----- Dataset content -----

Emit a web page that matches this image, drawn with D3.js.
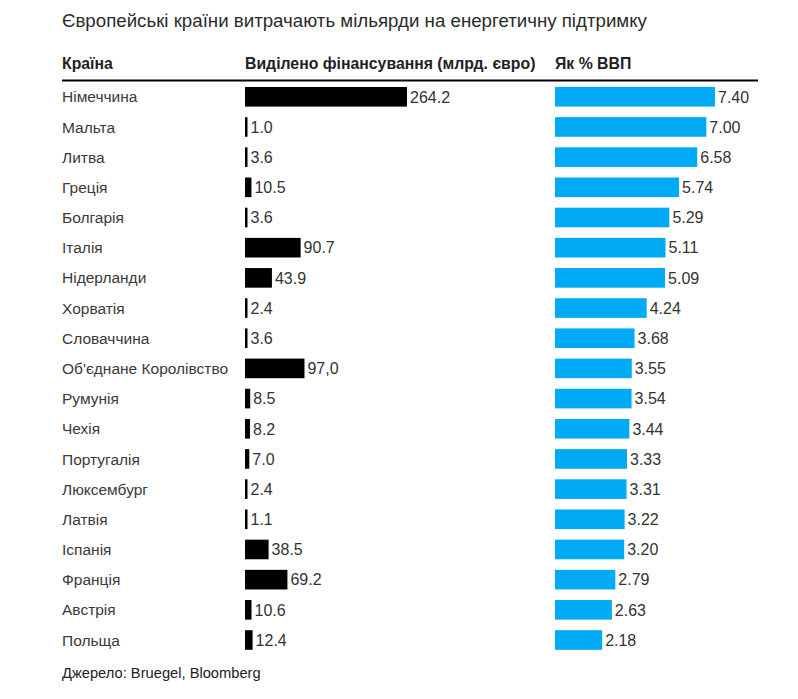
<!DOCTYPE html>
<html>
<head>
<meta charset="utf-8">
<script src="https://cdn.jsdelivr.net/npm/d3@7"></script>
<style>
  body { margin: 0; background: #fff; }
  svg { display: block; font-family: "Liberation Sans", Arial, sans-serif; }
</style>
</head>
<body>
<div id="chart"></div>
<script>
// data
var countries = ["Німеччина", "Мальта", "Литва", "Греція", "Болгарія", "Італія",
  "Нідерланди", "Хорватія", "Словаччина", "Об'єднане Королівство", "Румунія",
  "Чехія", "Португалія", "Люксембург", "Латвія", "Іспанія", "Франція", "Австрія", "Польща"];
var funding = [264.2, 1.0, 3.6, 10.5, 3.6, 90.7, 43.9, 2.4, 3.6, 97.0, 8.5, 8.2, 7.0, 2.4, 1.1, 38.5, 69.2, 10.6, 12.4];
var fundingText = ["264.2", "1.0", "3.6", "10.5", "3.6", "90.7", "43.9", "2.4", "3.6", "97,0",
  "8.5", "8.2", "7.0", "2.4", "1.1", "38.5", "69.2", "10.6", "12.4"];
var gdpShare = [7.40, 7.00, 6.58, 5.74, 5.29, 5.11, 5.09, 4.24, 3.68, 3.55, 3.54, 3.44, 3.33, 3.31, 3.22, 3.20, 2.79, 2.63, 2.18];
var headers = ["Країна", "Виділено фінансування (млрд. євро)", "Як % ВВП"];

var width = 798, height = 699;
var colCountry = 62, colFund = 245, colGdp = 555;

var svg = d3.select("#chart").append("svg")
  .attr("width", width)
  .attr("height", height);

svg.append("text")
  .attr("x", colCountry)
  .attr("y", 27)
  .attr("font-size", 18.7)
  .attr("fill", "#2b2b2b")
  .text("Європейські країни витрачають мільярди на енергетичну підтримку");

svg.selectAll(".hdr")
  .data(headers)
  .enter().append("text")
  .attr("class", "hdr")
  .attr("x", function(d, i) { return [colCountry, colFund, colGdp][i]; })
  .attr("y", 69)
  .attr("font-size", 15.8)
  .attr("font-weight", "bold")
  .attr("fill", "#222")
  .text(function(d) { return d; });

svg.append("line")
  .attr("x1", colCountry).attr("x2", 758)
  .attr("y1", 80.5).attr("y2", 80.5)
  .attr("stroke", "#000")
  .attr("stroke-width", 2);

var y = d3.scaleBand()
  .domain(countries)
  .range([81.7, 655.1])
  .paddingInner(0.35)
  .paddingOuter(0.175);

var xFund = d3.scaleLinear().domain([0, 264.2]).range([0, 162]);
var xGdp = d3.scaleLinear().domain([0, 7.4]).range([0, 160]);

var rows = svg.selectAll(".row")
  .data(countries)
  .enter().append("g")
  .attr("class", "row");

rows.append("text")
  .attr("x", colCountry)
  .attr("y", function(d) { return y(d) + y.bandwidth() / 2; })
  .attr("dy", "0.36em")
  .attr("font-size", 15.5)
  .attr("fill", "#3a3a3a")
  .text(function(d) { return d; });

// funding bars
rows.append("rect")
  .attr("x", colFund)
  .attr("y", function(d) { return y(d); })
  .attr("height", y.bandwidth())
  .attr("width", function(d, i) { return Math.max(2.5, xFund(funding[i])); })
  .attr("fill", "#000");

rows.append("text")
  .attr("x", function(d, i) { return colFund + Math.max(2.5, xFund(funding[i])) + 3; })
  .attr("y", function(d) { return y(d) + y.bandwidth() / 2; })
  .attr("dy", "0.36em")
  .attr("font-size", 16)
  .attr("fill", "#333")
  .text(function(d, i) { return fundingText[i]; });

// gdp bars
rows.append("rect")
  .attr("x", colGdp)
  .attr("y", function(d) { return y(d); })
  .attr("height", y.bandwidth())
  .attr("width", function(d, i) { return xGdp(gdpShare[i]); })
  .attr("fill", "#00aaf5");

rows.append("text")
  .attr("x", function(d, i) { return colGdp + xGdp(gdpShare[i]) + 3; })
  .attr("y", function(d) { return y(d) + y.bandwidth() / 2; })
  .attr("dy", "0.36em")
  .attr("font-size", 16)
  .attr("fill", "#333")
  .text(function(d, i) { return d3.format(".2f")(gdpShare[i]); });

svg.append("text")
  .attr("x", colCountry)
  .attr("y", 678)
  .attr("font-size", 14.7)
  .attr("fill", "#222")
  .text("Джерело: Bruegel, Bloomberg");
</script>
</body>
</html>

-----

Reproduce the listing word for word and omit its pictures.

» Output:
Emit a web page that matches this image, drawn with D3.js.
<!DOCTYPE html>
<html>
<head>
<meta charset="utf-8">
<script src="https://cdn.jsdelivr.net/npm/d3@7"></script>
<style>
  body { margin: 0; background: #fff; }
  svg { display: block; font-family: "Liberation Sans", Arial, sans-serif; }
</style>
</head>
<body>
<div id="chart"></div>
<script>
// data
var countries = ["Німеччина", "Мальта", "Литва", "Греція", "Болгарія", "Італія",
  "Нідерланди", "Хорватія", "Словаччина", "Об'єднане Королівство", "Румунія",
  "Чехія", "Португалія", "Люксембург", "Латвія", "Іспанія", "Франція", "Австрія", "Польща"];
var funding = [264.2, 1.0, 3.6, 10.5, 3.6, 90.7, 43.9, 2.4, 3.6, 97.0, 8.5, 8.2, 7.0, 2.4, 1.1, 38.5, 69.2, 10.6, 12.4];
var fundingText = ["264.2", "1.0", "3.6", "10.5", "3.6", "90.7", "43.9", "2.4", "3.6", "97,0",
  "8.5", "8.2", "7.0", "2.4", "1.1", "38.5", "69.2", "10.6", "12.4"];
var gdpShare = [7.40, 7.00, 6.58, 5.74, 5.29, 5.11, 5.09, 4.24, 3.68, 3.55, 3.54, 3.44, 3.33, 3.31, 3.22, 3.20, 2.79, 2.63, 2.18];
var headers = ["Країна", "Виділено фінансування (млрд. євро)", "Як % ВВП"];

var width = 798, height = 699;
var colCountry = 62, colFund = 245, colGdp = 555;

var svg = d3.select("#chart").append("svg")
  .attr("width", width)
  .attr("height", height);

svg.append("text")
  .attr("x", colCountry)
  .attr("y", 27)
  .attr("font-size", 18.7)
  .attr("fill", "#2b2b2b")
  .text("Європейські країни витрачають мільярди на енергетичну підтримку");

svg.selectAll(".hdr")
  .data(headers)
  .enter().append("text")
  .attr("class", "hdr")
  .attr("x", function(d, i) { return [colCountry, colFund, colGdp][i]; })
  .attr("y", 69)
  .attr("font-size", 15.8)
  .attr("font-weight", "bold")
  .attr("fill", "#222")
  .text(function(d) { return d; });

svg.append("line")
  .attr("x1", colCountry).attr("x2", 758)
  .attr("y1", 80.5).attr("y2", 80.5)
  .attr("stroke", "#000")
  .attr("stroke-width", 2);

var y = d3.scaleBand()
  .domain(countries)
  .range([81.7, 655.1])
  .paddingInner(0.35)
  .paddingOuter(0.175);

var xFund = d3.scaleLinear().domain([0, 264.2]).range([0, 162]);
var xGdp = d3.scaleLinear().domain([0, 7.4]).range([0, 160]);

var rows = svg.selectAll(".row")
  .data(countries)
  .enter().append("g")
  .attr("class", "row");

rows.append("text")
  .attr("x", colCountry)
  .attr("y", function(d) { return y(d) + y.bandwidth() / 2; })
  .attr("dy", "0.36em")
  .attr("font-size", 15.5)
  .attr("fill", "#3a3a3a")
  .text(function(d) { return d; });

// funding bars
rows.append("rect")
  .attr("x", colFund)
  .attr("y", function(d) { return y(d); })
  .attr("height", y.bandwidth())
  .attr("width", function(d, i) { return Math.max(2.5, xFund(funding[i])); })
  .attr("fill", "#000");

rows.append("text")
  .attr("x", function(d, i) { return colFund + Math.max(2.5, xFund(funding[i])) + 3; })
  .attr("y", function(d) { return y(d) + y.bandwidth() / 2; })
  .attr("dy", "0.36em")
  .attr("font-size", 16)
  .attr("fill", "#333")
  .text(function(d, i) { return fundingText[i]; });

// gdp bars
rows.append("rect")
  .attr("x", colGdp)
  .attr("y", function(d) { return y(d); })
  .attr("height", y.bandwidth())
  .attr("width", function(d, i) { return xGdp(gdpShare[i]); })
  .attr("fill", "#00aaf5");

rows.append("text")
  .attr("x", function(d, i) { return colGdp + xGdp(gdpShare[i]) + 3; })
  .attr("y", function(d) { return y(d) + y.bandwidth() / 2; })
  .attr("dy", "0.36em")
  .attr("font-size", 16)
  .attr("fill", "#333")
  .text(function(d, i) { return d3.format(".2f")(gdpShare[i]); });

svg.append("text")
  .attr("x", colCountry)
  .attr("y", 678)
  .attr("font-size", 14.7)
  .attr("fill", "#222")
  .text("Джерело: Bruegel, Bloomberg");
</script>
</body>
</html>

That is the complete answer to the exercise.